SOURCE DATA —
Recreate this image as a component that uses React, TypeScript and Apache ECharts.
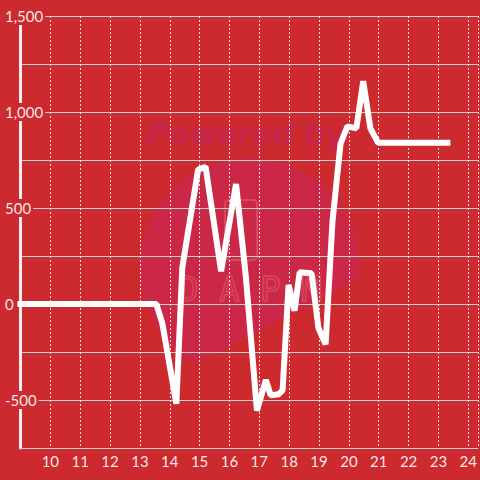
import React, { useEffect, useRef } from "react";
import * as echarts from "echarts";

const xValues = [9, 13.55, 13.75, 14.22, 14.42, 14.95, 15.2, 15.72, 16.22, 16.55, 16.92, 17.22, 17.38, 17.65, 17.78, 17.98, 18.18, 18.35, 18.75, 18.98, 19.22, 19.45, 19.72, 19.95, 20.25, 20.48, 20.72, 20.98, 23.3];
const yValues = [0, 0, -100, -520, 190, 700, 715, 170, 625, 140, -555, -395, -475, -470, -450, 100, -35, 165, 160, -125, -210, 430, 835, 925, 915, 1160, 915, 840, 840];
const xTickLabels = [10, 11, 12, 13, 14, 15, 16, 17, 18, 19, 20, 21, 22, 23, 24];
const yTickLabels = [-500, 0, 500, 1000, 1500];

const BG = "#cc2a2f";

function blobPoints(): number[][] {
  const cx = 250, cy = 268, r = 110;
  const pts: number[][] = [];
  for (let i = 0; i < 120; i++) {
    const a = (i / 120) * Math.PI * 2;
    const x = cx + r * Math.cos(a);
    const y = cy + r * Math.sin(a);
    const lineY = 368 + (x - 190) * ((288 - 368) / (350 - 190));
    if (y <= lineY) pts.push([x, y]);
  }
  return pts;
}

export default function App() {
  const ref = useRef<HTMLDivElement>(null);
  useEffect(() => {
    if (!ref.current) return;
    const chart = echarts.init(ref.current, undefined, { renderer: "svg" });
    const data = xValues.map((x, i) => [x, yValues[i]]);
    chart.setOption({
      animation: false,
      backgroundColor: BG,
      textStyle: { fontFamily: "Lato, 'Noto Sans', sans-serif" },
      grid: { left: 20.5, right: 0, top: 16, bottom: 32, containLabel: false },
      graphic: [
        { type: "polygon", z: -10, silent: true, shape: { points: blobPoints() }, style: { fill: "#cb2848" } },
        { type: "text", z: -9, silent: true, x: 246, y: 134, style: { text: "Powered by", fill: "#c6264a", font: "italic 900 30px 'DejaVu Sans', sans-serif", textAlign: "center", textVerticalAlign: "middle" } },
        { type: "rect", z: -9, silent: true, shape: { x: 225, y: 200, width: 32, height: 60, r: 4 }, style: { fill: "none", stroke: "rgba(240,110,120,0.45)", lineWidth: 2 } },
        { type: "text", z: -9, silent: true, x: 250, y: 289, style: { text: "D A P M", fill: "none", stroke: "rgba(240,110,120,0.45)", lineWidth: 1.5, font: "34px 'DejaVu Sans Mono', monospace", textAlign: "center", textVerticalAlign: "middle" } },
      ],
      xAxis: {
        type: "value",
        min: 9,
        max: 24.32,
        interval: 1,
        axisLine: { show: true, onZero: false, lineStyle: { color: "#cfcfcf", width: 1 } },
        axisTick: { show: false },
        axisLabel: {
          margin: 5,
          fontSize: 15,
          color: "rgba(255,255,255,0.9)",
          showMaxLabel: false,
          formatter: (v: number) => (xTickLabels.indexOf(Math.round(v * 1000) / 1000) >= 0 ? String(v) : ""),
        },
        splitLine: { show: true, lineStyle: { color: "rgba(255,255,255,0.85)", width: 1, type: [2, 2] } },
      },
      yAxis: {
        type: "value",
        min: -750,
        max: 1500,
        interval: 250,
        axisLine: { show: true, lineStyle: { color: "#f0f0f0", width: 3 } },
        axisTick: { show: false },
        axisLabel: {
          align: "left",
          margin: 17.5,
          fontSize: 15,
          lineHeight: 18,
          padding: [0, 2],
          backgroundColor: BG,
          color: "rgba(255,255,255,0.9)",
          formatter: (v: number) => (yTickLabels.indexOf(v) >= 0 ? v.toLocaleString("en-US") : ""),
        },
        splitLine: { show: true, lineStyle: { color: "#cfcfcf", width: 1 } },
      },
      series: [
        {
          type: "line",
          data,
          showSymbol: false,
          symbol: "none",
          clip: false,
          lineStyle: { color: "#ffffff", width: 6, join: "bevel", cap: "square" },
        },
      ],
    });
    return () => chart.dispose();
  }, []);
  return (
    <div
      ref={ref}
      style={{ position: "fixed", left: 0, top: 0, width: 480, height: 480, background: BG }}
    />
  );
}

REQUIREMENT — Copy out all the data without changing anything, and drop the pictures.

ANSWER TO THIS EXERCISE —
Recreate this image as a component that uses React, TypeScript and Apache ECharts.
import React, { useEffect, useRef } from "react";
import * as echarts from "echarts";

const xValues = [9, 13.55, 13.75, 14.22, 14.42, 14.95, 15.2, 15.72, 16.22, 16.55, 16.92, 17.22, 17.38, 17.65, 17.78, 17.98, 18.18, 18.35, 18.75, 18.98, 19.22, 19.45, 19.72, 19.95, 20.25, 20.48, 20.72, 20.98, 23.3];
const yValues = [0, 0, -100, -520, 190, 700, 715, 170, 625, 140, -555, -395, -475, -470, -450, 100, -35, 165, 160, -125, -210, 430, 835, 925, 915, 1160, 915, 840, 840];
const xTickLabels = [10, 11, 12, 13, 14, 15, 16, 17, 18, 19, 20, 21, 22, 23, 24];
const yTickLabels = [-500, 0, 500, 1000, 1500];

const BG = "#cc2a2f";

function blobPoints(): number[][] {
  const cx = 250, cy = 268, r = 110;
  const pts: number[][] = [];
  for (let i = 0; i < 120; i++) {
    const a = (i / 120) * Math.PI * 2;
    const x = cx + r * Math.cos(a);
    const y = cy + r * Math.sin(a);
    const lineY = 368 + (x - 190) * ((288 - 368) / (350 - 190));
    if (y <= lineY) pts.push([x, y]);
  }
  return pts;
}

export default function App() {
  const ref = useRef<HTMLDivElement>(null);
  useEffect(() => {
    if (!ref.current) return;
    const chart = echarts.init(ref.current, undefined, { renderer: "svg" });
    const data = xValues.map((x, i) => [x, yValues[i]]);
    chart.setOption({
      animation: false,
      backgroundColor: BG,
      textStyle: { fontFamily: "Lato, 'Noto Sans', sans-serif" },
      grid: { left: 20.5, right: 0, top: 16, bottom: 32, containLabel: false },
      graphic: [
        { type: "polygon", z: -10, silent: true, shape: { points: blobPoints() }, style: { fill: "#cb2848" } },
        { type: "text", z: -9, silent: true, x: 246, y: 134, style: { text: "Powered by", fill: "#c6264a", font: "italic 900 30px 'DejaVu Sans', sans-serif", textAlign: "center", textVerticalAlign: "middle" } },
        { type: "rect", z: -9, silent: true, shape: { x: 225, y: 200, width: 32, height: 60, r: 4 }, style: { fill: "none", stroke: "rgba(240,110,120,0.45)", lineWidth: 2 } },
        { type: "text", z: -9, silent: true, x: 250, y: 289, style: { text: "D A P M", fill: "none", stroke: "rgba(240,110,120,0.45)", lineWidth: 1.5, font: "34px 'DejaVu Sans Mono', monospace", textAlign: "center", textVerticalAlign: "middle" } },
      ],
      xAxis: {
        type: "value",
        min: 9,
        max: 24.32,
        interval: 1,
        axisLine: { show: true, onZero: false, lineStyle: { color: "#cfcfcf", width: 1 } },
        axisTick: { show: false },
        axisLabel: {
          margin: 5,
          fontSize: 15,
          color: "rgba(255,255,255,0.9)",
          showMaxLabel: false,
          formatter: (v: number) => (xTickLabels.indexOf(Math.round(v * 1000) / 1000) >= 0 ? String(v) : ""),
        },
        splitLine: { show: true, lineStyle: { color: "rgba(255,255,255,0.85)", width: 1, type: [2, 2] } },
      },
      yAxis: {
        type: "value",
        min: -750,
        max: 1500,
        interval: 250,
        axisLine: { show: true, lineStyle: { color: "#f0f0f0", width: 3 } },
        axisTick: { show: false },
        axisLabel: {
          align: "left",
          margin: 17.5,
          fontSize: 15,
          lineHeight: 18,
          padding: [0, 2],
          backgroundColor: BG,
          color: "rgba(255,255,255,0.9)",
          formatter: (v: number) => (yTickLabels.indexOf(v) >= 0 ? v.toLocaleString("en-US") : ""),
        },
        splitLine: { show: true, lineStyle: { color: "#cfcfcf", width: 1 } },
      },
      series: [
        {
          type: "line",
          data,
          showSymbol: false,
          symbol: "none",
          clip: false,
          lineStyle: { color: "#ffffff", width: 6, join: "bevel", cap: "square" },
        },
      ],
    });
    return () => chart.dispose();
  }, []);
  return (
    <div
      ref={ref}
      style={{ position: "fixed", left: 0, top: 0, width: 480, height: 480, background: BG }}
    />
  );
}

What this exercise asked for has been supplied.